Aroma malam memuja, adakah hati yang tak berlinang rindu?
Sajak-sajak rindu kian melumuri jiwa, dirundung resah. hati yang ranum.

Tak kunjung sampai, menujumu.
Perahu kertas putih berlomba bersama gelombang geram mendapati muara rindu di tengah palung paling hatimu

Denting waktu kian gugur
Biarkan aku menjadi pelaku pemetik waktumu
yang kan ku simpan dalam cawan megah, mengharumkan
Dengan mawar me-wangi-kan hingga kasih berkenang



Cumil CH, Agustus 2013 23:52

Bahagia itu Pilihan, Kawan !

Hati-hati dalam memilih


Proses perjalanan hidup tak lepas atas apa yang disebut dengan pilihan begitu juga dengan apa yang ada dalam proses itu sendiri, yakni kebahagiaan. 
bahagia dapat diraih dengan dimulai atas apa yang ada dalam hati. 
hati dan pikiran sangat berperan besar dalam hal ini. 

Gunakan hati kecil kawan, dan ubah mindset anda bahwa bahagia itu sederhana.
mulai dengan apa yang dinamakan Syukur . 

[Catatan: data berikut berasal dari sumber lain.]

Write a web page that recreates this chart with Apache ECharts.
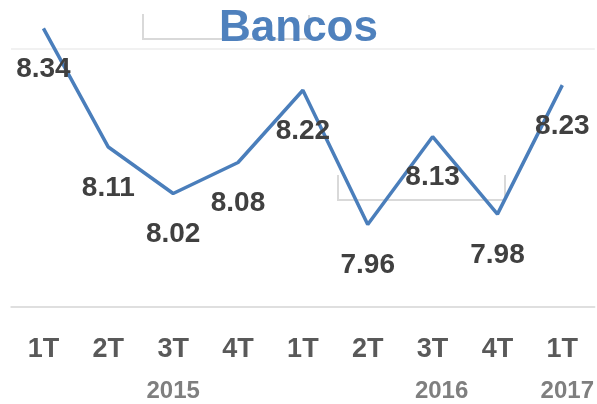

syukuri apa yang ada pada diri kawan-kawan....


so, nikmati lah ....


Mengalir

Elegi tentang hati
;untuk Den Sketsa

Hati tak mampu bicara.
Mendung yang sedari tadi menggantung tak kunjung hujan, menunggu ungkapan hati yang nantinya  mungkin akan semakin menderaskan hujan.
Tak berani, mungkin itu. Layaknya sebuah mata uang yang memiliki dua sisi yang berbeda. Sungguh sulit untuk direda jika salah satu sisi ternyata lebih condong. Kecondongan yang semakin gontai bahkan kian tak nampak. Bagaimana hati?
Yah, hati hanya mengalir. Akan lebih baik jika berdamai dengannya. Membiarkan hati mengalir tanpa perlu untuk dihentikan, karena aliran niscaya akan bermuara pada yang sebenarnya. Pun aliran memiliki takdir yang indah pada akhirnya.